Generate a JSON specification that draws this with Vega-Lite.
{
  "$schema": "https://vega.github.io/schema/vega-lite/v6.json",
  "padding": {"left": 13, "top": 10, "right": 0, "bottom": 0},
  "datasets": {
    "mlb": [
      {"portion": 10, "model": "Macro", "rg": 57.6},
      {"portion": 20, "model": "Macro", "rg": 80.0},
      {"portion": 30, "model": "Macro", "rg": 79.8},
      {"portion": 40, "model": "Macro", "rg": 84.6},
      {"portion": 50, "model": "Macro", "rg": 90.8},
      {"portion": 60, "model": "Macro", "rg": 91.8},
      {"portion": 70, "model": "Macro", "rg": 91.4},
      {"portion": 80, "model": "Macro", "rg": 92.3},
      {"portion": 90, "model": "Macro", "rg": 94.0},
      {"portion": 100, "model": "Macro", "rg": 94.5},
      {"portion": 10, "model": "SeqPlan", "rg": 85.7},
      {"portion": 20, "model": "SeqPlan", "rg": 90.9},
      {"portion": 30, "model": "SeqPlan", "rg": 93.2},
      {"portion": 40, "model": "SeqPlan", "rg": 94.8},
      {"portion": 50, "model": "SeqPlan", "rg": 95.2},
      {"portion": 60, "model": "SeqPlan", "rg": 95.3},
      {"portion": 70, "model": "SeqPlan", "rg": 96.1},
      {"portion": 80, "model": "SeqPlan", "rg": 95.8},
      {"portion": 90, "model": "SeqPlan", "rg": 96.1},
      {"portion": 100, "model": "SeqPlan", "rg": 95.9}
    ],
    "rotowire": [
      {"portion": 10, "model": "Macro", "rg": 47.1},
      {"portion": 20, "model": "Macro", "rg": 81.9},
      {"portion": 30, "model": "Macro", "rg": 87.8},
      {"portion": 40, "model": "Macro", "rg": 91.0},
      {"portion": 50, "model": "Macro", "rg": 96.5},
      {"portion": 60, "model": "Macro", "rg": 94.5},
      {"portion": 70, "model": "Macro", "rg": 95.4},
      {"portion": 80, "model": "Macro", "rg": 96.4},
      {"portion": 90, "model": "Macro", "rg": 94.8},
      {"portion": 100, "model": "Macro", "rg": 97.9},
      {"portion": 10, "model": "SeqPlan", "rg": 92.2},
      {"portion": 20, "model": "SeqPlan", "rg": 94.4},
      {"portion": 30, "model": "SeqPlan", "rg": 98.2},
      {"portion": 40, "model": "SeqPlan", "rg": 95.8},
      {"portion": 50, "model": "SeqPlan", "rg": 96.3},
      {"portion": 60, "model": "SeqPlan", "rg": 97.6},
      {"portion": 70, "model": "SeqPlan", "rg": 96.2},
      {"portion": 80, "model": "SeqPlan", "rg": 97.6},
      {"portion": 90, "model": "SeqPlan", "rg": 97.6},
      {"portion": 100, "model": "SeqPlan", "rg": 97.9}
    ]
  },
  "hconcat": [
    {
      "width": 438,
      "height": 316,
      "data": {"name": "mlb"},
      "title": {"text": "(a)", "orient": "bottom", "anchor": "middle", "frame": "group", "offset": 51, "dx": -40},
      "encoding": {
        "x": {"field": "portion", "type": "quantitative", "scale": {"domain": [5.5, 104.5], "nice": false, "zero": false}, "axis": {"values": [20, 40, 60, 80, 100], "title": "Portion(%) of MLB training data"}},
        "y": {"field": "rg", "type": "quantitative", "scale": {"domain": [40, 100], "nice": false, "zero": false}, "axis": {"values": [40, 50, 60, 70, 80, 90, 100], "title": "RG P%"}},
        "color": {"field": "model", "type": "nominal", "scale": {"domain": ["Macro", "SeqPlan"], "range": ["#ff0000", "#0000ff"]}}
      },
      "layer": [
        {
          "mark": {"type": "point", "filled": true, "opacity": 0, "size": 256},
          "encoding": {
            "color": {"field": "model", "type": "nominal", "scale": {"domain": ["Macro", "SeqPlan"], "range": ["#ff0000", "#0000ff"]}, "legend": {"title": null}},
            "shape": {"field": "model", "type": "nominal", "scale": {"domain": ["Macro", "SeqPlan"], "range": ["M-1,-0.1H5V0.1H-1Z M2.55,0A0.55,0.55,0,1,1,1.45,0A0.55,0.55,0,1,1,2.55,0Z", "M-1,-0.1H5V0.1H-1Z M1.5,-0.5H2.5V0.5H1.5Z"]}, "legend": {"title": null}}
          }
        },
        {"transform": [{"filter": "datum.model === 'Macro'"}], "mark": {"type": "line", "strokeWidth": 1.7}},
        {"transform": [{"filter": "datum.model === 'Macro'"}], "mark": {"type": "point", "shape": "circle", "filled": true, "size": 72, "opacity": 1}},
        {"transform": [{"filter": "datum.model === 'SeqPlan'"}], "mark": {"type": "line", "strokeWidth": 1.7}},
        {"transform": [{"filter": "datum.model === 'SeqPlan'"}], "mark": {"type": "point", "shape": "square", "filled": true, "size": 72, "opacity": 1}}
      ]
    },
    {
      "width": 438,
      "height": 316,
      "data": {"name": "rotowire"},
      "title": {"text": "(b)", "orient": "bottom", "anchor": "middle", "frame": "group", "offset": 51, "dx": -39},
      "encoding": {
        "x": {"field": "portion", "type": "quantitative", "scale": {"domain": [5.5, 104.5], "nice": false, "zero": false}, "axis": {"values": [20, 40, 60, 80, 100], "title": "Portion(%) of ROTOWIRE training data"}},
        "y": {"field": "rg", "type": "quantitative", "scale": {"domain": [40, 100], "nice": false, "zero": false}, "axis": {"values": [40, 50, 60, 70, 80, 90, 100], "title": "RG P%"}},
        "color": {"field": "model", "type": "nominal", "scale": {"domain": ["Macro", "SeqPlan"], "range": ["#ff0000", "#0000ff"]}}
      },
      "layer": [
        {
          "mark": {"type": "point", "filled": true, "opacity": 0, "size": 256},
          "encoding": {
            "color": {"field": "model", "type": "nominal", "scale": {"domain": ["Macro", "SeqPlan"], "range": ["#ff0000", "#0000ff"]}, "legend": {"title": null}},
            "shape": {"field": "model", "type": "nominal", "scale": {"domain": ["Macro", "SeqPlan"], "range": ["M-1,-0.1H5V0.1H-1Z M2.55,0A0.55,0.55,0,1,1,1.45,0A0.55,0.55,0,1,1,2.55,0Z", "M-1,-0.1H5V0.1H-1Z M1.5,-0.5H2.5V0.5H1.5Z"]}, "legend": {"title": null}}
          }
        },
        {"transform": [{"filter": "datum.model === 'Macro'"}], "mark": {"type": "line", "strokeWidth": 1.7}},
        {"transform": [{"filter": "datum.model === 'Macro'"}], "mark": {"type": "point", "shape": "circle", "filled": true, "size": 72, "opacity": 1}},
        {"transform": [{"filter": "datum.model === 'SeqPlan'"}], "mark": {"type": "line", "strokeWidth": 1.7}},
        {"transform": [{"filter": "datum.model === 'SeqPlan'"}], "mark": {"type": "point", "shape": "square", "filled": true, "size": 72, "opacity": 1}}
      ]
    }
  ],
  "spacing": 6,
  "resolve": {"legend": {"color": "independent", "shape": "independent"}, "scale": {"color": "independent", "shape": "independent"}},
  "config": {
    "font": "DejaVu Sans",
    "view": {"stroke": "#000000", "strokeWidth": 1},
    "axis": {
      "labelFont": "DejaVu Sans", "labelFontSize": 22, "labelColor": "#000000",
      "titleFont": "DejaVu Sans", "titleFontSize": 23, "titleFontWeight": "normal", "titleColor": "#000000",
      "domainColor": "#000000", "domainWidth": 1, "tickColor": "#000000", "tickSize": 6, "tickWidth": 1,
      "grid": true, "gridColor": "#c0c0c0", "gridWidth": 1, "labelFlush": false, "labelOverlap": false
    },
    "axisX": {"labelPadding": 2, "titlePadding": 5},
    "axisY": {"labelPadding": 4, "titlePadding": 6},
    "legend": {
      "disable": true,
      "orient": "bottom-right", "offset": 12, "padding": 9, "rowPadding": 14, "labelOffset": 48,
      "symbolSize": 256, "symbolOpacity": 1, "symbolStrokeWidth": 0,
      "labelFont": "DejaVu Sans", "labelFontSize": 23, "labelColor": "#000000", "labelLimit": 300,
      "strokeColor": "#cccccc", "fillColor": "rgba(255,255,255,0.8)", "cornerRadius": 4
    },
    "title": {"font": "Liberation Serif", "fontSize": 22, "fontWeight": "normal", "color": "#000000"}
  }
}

---

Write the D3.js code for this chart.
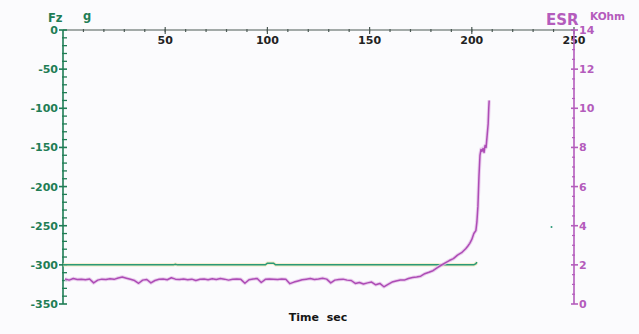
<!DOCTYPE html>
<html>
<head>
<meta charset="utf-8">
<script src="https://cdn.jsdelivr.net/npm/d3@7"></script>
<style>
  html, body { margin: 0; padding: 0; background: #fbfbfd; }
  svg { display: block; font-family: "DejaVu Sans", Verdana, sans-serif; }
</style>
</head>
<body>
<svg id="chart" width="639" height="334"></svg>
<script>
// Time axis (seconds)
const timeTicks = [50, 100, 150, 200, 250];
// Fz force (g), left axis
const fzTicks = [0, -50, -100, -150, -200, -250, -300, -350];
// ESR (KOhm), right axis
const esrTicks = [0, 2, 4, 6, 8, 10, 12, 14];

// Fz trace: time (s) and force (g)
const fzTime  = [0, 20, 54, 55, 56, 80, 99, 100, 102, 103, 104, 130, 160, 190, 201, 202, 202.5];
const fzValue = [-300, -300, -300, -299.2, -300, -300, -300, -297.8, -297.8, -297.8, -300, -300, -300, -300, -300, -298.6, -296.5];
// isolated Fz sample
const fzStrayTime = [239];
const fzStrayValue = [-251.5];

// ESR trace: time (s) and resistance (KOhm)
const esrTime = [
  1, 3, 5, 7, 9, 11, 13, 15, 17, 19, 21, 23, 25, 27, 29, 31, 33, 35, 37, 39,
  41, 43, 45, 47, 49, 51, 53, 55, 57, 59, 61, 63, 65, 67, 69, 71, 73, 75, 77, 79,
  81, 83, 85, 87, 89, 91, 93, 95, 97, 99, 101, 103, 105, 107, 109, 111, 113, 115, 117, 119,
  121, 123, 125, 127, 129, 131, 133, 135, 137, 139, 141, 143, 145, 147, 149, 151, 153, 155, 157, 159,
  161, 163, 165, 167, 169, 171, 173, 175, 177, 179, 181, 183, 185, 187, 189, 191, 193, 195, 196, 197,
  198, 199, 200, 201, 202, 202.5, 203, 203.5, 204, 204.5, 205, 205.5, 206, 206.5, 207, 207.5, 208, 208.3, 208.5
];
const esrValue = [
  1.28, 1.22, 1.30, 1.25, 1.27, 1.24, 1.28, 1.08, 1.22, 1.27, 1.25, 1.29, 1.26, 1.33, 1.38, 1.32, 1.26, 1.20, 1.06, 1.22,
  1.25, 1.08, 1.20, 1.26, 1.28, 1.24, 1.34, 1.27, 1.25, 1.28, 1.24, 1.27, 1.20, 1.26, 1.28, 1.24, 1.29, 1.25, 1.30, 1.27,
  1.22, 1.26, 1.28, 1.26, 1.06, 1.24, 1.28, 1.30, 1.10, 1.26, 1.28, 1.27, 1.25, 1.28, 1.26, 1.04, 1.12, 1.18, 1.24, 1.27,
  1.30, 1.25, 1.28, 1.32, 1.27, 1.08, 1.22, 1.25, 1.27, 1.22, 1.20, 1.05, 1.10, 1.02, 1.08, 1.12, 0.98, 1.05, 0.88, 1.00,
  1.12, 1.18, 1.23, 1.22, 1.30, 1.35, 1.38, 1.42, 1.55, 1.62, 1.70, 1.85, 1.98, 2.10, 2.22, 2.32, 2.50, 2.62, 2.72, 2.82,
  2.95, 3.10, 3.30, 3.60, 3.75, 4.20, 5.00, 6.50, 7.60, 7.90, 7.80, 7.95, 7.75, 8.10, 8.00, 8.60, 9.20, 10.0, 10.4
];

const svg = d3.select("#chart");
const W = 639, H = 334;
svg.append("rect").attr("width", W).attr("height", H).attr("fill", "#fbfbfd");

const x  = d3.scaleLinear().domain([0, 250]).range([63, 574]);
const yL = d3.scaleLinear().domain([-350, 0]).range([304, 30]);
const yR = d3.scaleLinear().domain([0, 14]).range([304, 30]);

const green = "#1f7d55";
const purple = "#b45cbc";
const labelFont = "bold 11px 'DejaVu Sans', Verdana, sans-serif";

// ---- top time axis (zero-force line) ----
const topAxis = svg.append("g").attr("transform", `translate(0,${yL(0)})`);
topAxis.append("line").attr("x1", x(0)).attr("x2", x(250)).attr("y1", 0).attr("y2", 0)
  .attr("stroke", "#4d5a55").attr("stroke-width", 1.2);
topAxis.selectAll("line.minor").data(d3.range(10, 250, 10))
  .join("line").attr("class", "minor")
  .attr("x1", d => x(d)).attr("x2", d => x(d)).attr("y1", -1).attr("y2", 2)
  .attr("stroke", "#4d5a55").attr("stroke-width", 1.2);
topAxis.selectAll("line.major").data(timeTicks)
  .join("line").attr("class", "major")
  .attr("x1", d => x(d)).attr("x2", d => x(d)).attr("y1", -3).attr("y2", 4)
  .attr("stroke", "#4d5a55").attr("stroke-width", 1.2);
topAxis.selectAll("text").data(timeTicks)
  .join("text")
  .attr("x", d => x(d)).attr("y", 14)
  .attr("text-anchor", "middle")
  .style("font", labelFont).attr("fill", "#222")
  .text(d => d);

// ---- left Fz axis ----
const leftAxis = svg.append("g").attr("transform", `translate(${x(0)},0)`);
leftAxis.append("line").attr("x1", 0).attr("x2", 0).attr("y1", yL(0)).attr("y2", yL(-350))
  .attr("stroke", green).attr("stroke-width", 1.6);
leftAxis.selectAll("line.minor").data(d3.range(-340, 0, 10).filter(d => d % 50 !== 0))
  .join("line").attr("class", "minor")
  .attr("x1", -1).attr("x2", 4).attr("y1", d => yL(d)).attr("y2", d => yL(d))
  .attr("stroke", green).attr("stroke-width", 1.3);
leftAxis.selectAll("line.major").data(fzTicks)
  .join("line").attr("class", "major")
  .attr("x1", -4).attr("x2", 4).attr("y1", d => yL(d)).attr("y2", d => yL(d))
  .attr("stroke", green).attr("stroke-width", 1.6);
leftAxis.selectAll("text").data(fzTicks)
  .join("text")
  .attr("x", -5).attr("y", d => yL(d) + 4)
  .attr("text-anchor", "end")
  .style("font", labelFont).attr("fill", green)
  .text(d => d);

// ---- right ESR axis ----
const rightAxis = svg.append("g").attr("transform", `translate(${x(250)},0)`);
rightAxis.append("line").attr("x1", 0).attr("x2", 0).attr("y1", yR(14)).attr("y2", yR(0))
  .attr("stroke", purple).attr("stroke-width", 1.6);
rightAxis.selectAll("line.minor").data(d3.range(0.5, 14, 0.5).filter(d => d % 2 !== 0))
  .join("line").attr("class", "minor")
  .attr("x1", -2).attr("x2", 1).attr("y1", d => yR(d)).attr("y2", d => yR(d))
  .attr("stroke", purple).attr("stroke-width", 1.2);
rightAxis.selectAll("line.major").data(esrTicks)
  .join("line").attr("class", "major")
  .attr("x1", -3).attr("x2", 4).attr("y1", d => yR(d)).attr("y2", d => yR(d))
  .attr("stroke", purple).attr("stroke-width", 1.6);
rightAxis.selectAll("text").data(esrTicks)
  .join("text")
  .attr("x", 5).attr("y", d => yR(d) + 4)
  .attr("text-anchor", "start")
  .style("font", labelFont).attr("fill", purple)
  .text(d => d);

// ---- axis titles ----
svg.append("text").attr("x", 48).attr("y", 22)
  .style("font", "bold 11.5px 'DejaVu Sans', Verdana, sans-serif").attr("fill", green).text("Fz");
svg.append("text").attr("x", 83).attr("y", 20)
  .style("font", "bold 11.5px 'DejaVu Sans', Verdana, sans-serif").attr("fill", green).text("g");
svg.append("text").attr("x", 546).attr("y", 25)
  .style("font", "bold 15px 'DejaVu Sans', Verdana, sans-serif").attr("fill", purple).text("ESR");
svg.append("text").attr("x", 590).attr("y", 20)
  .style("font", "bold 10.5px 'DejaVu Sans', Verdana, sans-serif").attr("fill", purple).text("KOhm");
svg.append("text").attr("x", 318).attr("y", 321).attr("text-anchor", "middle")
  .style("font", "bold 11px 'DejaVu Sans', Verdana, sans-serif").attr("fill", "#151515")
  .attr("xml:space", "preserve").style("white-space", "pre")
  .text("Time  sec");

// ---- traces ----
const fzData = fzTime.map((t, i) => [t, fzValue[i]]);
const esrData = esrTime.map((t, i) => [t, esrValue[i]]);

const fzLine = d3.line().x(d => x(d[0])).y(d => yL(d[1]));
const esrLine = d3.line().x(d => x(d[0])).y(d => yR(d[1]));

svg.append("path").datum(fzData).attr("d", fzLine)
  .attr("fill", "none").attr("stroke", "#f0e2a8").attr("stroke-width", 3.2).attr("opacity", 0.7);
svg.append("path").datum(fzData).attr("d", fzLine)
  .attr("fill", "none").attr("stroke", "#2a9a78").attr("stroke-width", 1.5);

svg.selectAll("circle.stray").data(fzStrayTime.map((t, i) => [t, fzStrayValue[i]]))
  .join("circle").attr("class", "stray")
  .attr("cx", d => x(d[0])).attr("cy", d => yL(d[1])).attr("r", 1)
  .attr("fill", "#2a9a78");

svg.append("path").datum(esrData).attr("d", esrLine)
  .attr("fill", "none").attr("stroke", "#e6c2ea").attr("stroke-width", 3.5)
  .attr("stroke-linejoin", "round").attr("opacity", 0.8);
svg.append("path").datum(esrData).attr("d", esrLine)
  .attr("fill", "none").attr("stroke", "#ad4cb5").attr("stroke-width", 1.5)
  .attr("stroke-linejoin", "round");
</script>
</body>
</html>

> YOUR TASK
Copy word for word every line from the one with "Write the D3.js code for this chart." through the one with "const esrTicks = [0, 2, 4, 6, 8, 10, 12, 14];", including both. No pictures belong in the copy.

> RESULT
Write the D3.js code for this chart.
<!DOCTYPE html>
<html>
<head>
<meta charset="utf-8">
<script src="https://cdn.jsdelivr.net/npm/d3@7"></script>
<style>
  html, body { margin: 0; padding: 0; background: #fbfbfd; }
  svg { display: block; font-family: "DejaVu Sans", Verdana, sans-serif; }
</style>
</head>
<body>
<svg id="chart" width="639" height="334"></svg>
<script>
// Time axis (seconds)
const timeTicks = [50, 100, 150, 200, 250];
// Fz force (g), left axis
const fzTicks = [0, -50, -100, -150, -200, -250, -300, -350];
// ESR (KOhm), right axis
const esrTicks = [0, 2, 4, 6, 8, 10, 12, 14];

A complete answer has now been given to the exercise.